Maybe it’s time for publishers to revive the value of their brands by making them more distinctive and connecting them more closely to consumers. They can start by checking out the Web site of the codgers at the prestigious Farrar, Straus & Giroux, independent until it was bought in 1994 by Holtzbrinck (which later bought Macmillan and grouped its American holdings under that name). Its e-newsletter features author interviews, long editors’ notes and subscriber giveaways. One of its developers, Ryan Chapman (now at Atavist, a multimedia storytelling site), told me his model was independent record labels.

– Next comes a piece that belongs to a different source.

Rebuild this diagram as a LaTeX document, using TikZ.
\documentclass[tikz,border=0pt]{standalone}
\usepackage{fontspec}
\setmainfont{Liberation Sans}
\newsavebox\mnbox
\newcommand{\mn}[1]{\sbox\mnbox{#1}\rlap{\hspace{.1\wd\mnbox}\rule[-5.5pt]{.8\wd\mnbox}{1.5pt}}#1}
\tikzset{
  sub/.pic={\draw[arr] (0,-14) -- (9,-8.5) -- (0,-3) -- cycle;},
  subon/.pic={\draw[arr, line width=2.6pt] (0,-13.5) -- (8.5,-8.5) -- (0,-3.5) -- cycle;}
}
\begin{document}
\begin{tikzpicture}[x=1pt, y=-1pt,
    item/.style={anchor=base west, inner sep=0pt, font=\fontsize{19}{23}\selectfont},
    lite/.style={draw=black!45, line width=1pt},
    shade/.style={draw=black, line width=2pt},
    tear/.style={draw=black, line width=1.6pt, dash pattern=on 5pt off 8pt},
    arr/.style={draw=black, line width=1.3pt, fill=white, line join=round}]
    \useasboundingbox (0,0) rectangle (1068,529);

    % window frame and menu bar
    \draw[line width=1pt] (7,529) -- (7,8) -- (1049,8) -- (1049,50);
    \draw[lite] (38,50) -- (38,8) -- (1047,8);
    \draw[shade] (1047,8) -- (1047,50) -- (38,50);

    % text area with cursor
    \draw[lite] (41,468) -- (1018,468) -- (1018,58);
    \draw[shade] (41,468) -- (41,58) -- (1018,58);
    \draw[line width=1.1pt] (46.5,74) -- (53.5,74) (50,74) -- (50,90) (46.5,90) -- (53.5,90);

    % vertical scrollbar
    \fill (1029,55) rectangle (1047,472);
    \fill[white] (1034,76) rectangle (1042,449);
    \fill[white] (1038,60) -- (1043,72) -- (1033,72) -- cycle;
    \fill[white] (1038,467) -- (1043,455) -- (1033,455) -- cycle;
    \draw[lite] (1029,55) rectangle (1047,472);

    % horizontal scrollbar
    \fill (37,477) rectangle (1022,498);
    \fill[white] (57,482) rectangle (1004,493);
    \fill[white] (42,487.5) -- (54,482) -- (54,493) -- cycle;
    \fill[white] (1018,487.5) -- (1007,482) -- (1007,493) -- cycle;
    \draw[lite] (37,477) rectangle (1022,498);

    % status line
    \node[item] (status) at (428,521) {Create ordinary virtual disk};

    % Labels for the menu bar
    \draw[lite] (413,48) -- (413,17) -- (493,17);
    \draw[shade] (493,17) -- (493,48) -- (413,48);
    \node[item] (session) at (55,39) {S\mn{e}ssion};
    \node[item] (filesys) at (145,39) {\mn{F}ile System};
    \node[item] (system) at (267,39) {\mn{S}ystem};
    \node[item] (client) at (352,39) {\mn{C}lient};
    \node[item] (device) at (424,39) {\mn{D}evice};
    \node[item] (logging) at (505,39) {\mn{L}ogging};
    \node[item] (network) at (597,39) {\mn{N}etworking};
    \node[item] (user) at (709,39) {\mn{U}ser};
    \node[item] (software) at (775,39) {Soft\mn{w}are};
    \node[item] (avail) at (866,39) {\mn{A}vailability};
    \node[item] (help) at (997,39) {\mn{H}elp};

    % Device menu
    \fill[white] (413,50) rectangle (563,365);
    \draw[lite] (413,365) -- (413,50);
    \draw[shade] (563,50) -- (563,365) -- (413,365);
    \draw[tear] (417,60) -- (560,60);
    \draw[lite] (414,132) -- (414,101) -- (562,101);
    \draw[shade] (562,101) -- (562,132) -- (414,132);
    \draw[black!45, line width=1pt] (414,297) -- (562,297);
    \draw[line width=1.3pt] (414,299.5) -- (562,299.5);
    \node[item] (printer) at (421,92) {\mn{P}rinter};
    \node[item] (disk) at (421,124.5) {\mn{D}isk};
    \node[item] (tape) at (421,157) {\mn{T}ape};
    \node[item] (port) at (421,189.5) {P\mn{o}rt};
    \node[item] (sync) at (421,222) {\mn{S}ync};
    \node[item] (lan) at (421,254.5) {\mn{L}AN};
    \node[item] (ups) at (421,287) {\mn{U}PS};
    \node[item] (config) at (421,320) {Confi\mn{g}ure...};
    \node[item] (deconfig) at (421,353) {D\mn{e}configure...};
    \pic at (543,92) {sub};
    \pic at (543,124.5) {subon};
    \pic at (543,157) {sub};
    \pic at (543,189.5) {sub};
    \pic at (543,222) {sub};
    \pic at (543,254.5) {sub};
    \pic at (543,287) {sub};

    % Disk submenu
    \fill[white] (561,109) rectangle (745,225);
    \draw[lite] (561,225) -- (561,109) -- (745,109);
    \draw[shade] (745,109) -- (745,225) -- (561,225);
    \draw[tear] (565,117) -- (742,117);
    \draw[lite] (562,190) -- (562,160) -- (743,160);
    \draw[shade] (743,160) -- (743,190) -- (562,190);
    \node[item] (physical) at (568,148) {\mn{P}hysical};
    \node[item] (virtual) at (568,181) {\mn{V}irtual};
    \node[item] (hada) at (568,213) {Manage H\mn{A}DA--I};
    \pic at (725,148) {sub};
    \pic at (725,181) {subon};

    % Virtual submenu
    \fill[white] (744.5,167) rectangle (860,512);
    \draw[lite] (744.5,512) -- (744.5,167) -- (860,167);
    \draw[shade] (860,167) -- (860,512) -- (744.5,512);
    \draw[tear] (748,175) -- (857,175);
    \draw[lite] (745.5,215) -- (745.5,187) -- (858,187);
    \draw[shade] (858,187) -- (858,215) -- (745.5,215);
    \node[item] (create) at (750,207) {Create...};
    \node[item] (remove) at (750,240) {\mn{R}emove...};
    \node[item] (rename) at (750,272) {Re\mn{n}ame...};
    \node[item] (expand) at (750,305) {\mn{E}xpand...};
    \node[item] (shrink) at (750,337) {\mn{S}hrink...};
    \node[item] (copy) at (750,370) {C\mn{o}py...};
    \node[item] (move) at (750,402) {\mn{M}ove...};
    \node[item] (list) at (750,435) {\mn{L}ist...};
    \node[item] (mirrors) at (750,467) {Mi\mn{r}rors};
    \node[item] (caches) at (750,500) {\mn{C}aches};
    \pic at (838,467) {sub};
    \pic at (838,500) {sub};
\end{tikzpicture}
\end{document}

We could use more gatekeepers — the kind that trumpet their history and quality unapologetically. “A new imprint on a book gathers character through the years,” declared the first sentence of the first catalog printed by Farrar, Straus in 1946. But an old imprint, once merged, tends to lose it. Even Penguin and Random House aren’t immune. Their temporary new logo — a giant penguin looking away from a house — is an awkward amalgam, a glyphic non sequitur. It’s a necessary visual compromise, a show of mutual respect for two distinctive histories. But maybe Random Penguin, as a few wags have suggested, would have been a more apt name."
Mr. Kachka doesn't seem very hopeful about the consequences of this merger. Generally, the financial outlook for mergers is not very promising, as for example BusinessWeek once had researched. However, in this case there are not only investors and executives involved, but in this people business also tons of editors, other publishing staff and last but not least the many authors. Let's see how they will fare through the changes in this new chapter in the history of publishing.